At the 1994 Olympics in Lillehammer, Norway, American ski racer Tommy Moe, then 23, snagged gold in the downhill and, four days later on his birthday, silver in the super-G. It was the first time an American alpine skier had won two medals at a single Olympics.
“That was the highlight of my career. I’d never won an international competition before that,” Moe says. That same year, the Montana born-and-bred skier moved to Jackson Hole, Wyoming, where he currently resides.
Moe with his medals.
Copyright: Focus Productions
“I like it because of the outdoors. The skiing’s really accessible. Kayaking, mountain biking, fishing, everything is right here,” Moe says. But it’s the mountain that made him stay all of these years. “It’s one of those places that you can always ski and never get tired of.”
Moe loves the 4,100-vertical-feet of continuous skiing that Jackson Hole Mountain Resort offers. “You can ski the mountain top to bottom,” he says.
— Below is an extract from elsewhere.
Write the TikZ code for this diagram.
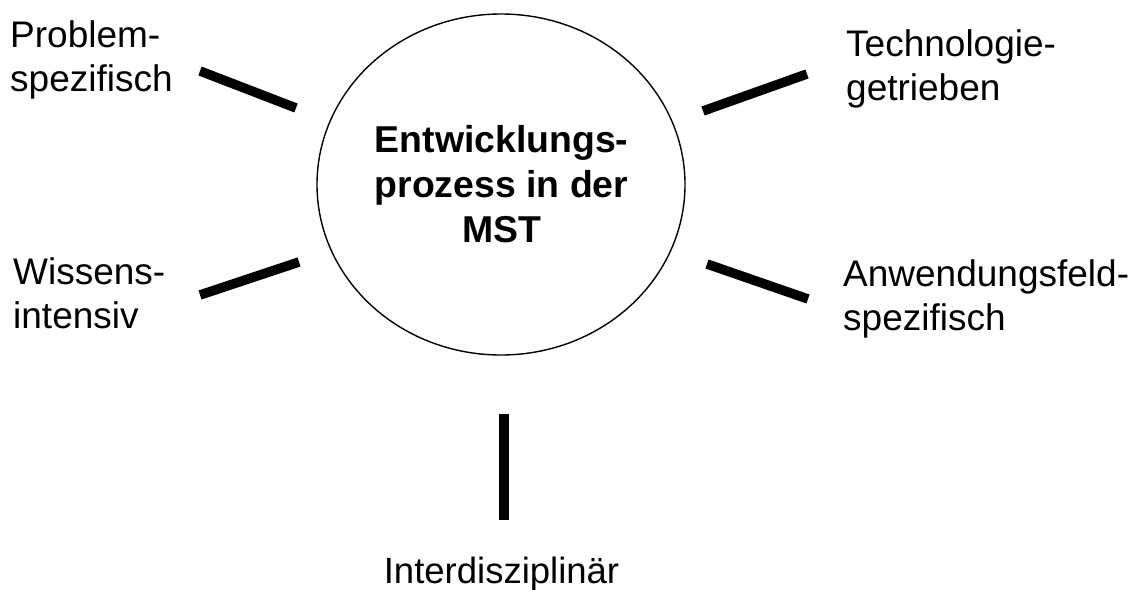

And despite Jackson’s rep as a hardcore skier’s paradise, one of the things Moe likes best about the mountain is its mix of terrain.
“There’s the steeper, expert side of the mountain, and then 50 percent is intermediate and beginner.”
When Moe’s not working for the Jackson Hole ski school, he’s guiding at Alaska’s Tordrillo Mountain Lodge, which offers heli skiing and fishing expeditions (sometimes in one trip). Whether you’re coming to Jackson Hole for the skiing or the scene, this resort offers something for everyone.
Here’s Tommy Moe’s guide to the best of Jackson Hole
Favorite run: Corbet’s Couloir. It’s pretty a much a double-black diamond run. I only ski it when it’s soft. In powder, it’s beautiful. You can ski Corbet’s all the way down to Expert Chutes, then go to Toilet Bowl and then take Gros Ventre to the bottom of the mountain. It’s four runs in one.
Best groomer: Sleeping Indian in Casper Bowl.
Best treeskiing: Thunder lift. There’s amazing glade skiing. The trees are perfectly spread out and there’s a mix of terrain.
Best hike-to terrain: Cody Bowl, just off the top of the tram. It’s accessed through a backcountry gate.
Secret stash: Saratoga Bowl, off the Après Vous lift.
Best month to ski Jackson Hole: January or February because the snow is the driest and it’s the height of the snowpack.
Best on-mountain dining: Couloir restaurant at the top of the Bridger gondola.
Best on-mountain meal: The lasagna at Osteria in the Hotel Terra.
Best après: Mangy Moose. They have the best wings and nachos and a great après scene.
Best restaurant in town: The Rendezvous Bistro and also Stiegler’s.
Best breakfast: Nora’s Fish Creek Inn. Try the huevos rancheros.
Best hotel: The Teton Mountain Lodge. It’s right next to the tram.
Best hot tub: In Teton Village, the Four Seasons.
Insider secret: If you’re a hardcore powder hound, get to the tram early. That means by 7 a.m. The tram opens at 9 a.m. Also, scout some of the other backcountry terrain on the north-side of the mountain. I won’t give the name away, but people will figure it out if they really want to figure it out.
Powder-day itinerary: Skiing can get jammed up waiting for the tram, so the next option on a powder day is to hit the Bridger gondola. Ski the trees under the gondola—it’s 2,500-vertical-feet of perfect glades. Cut into the singles line on Bridger gondola or Après Vous, which is on the right side of the mountain and is another good option because you can get plenty of turns in while everyone else is standing around waiting for the tram.
Extra tip: If you’re coming to the mountain for the first time, hire a guide. You can bring up to five people with a Jackson Hole ski instructor or hire an alpine guide if you want to explore the side or backcountry. If you get a guide or an instructor for the day, you get line-cutting privileges, which is worth it if it’s busy because you get twice as many runs. (You can even hire Moe himself by contacting the Jackson Hole ski school.)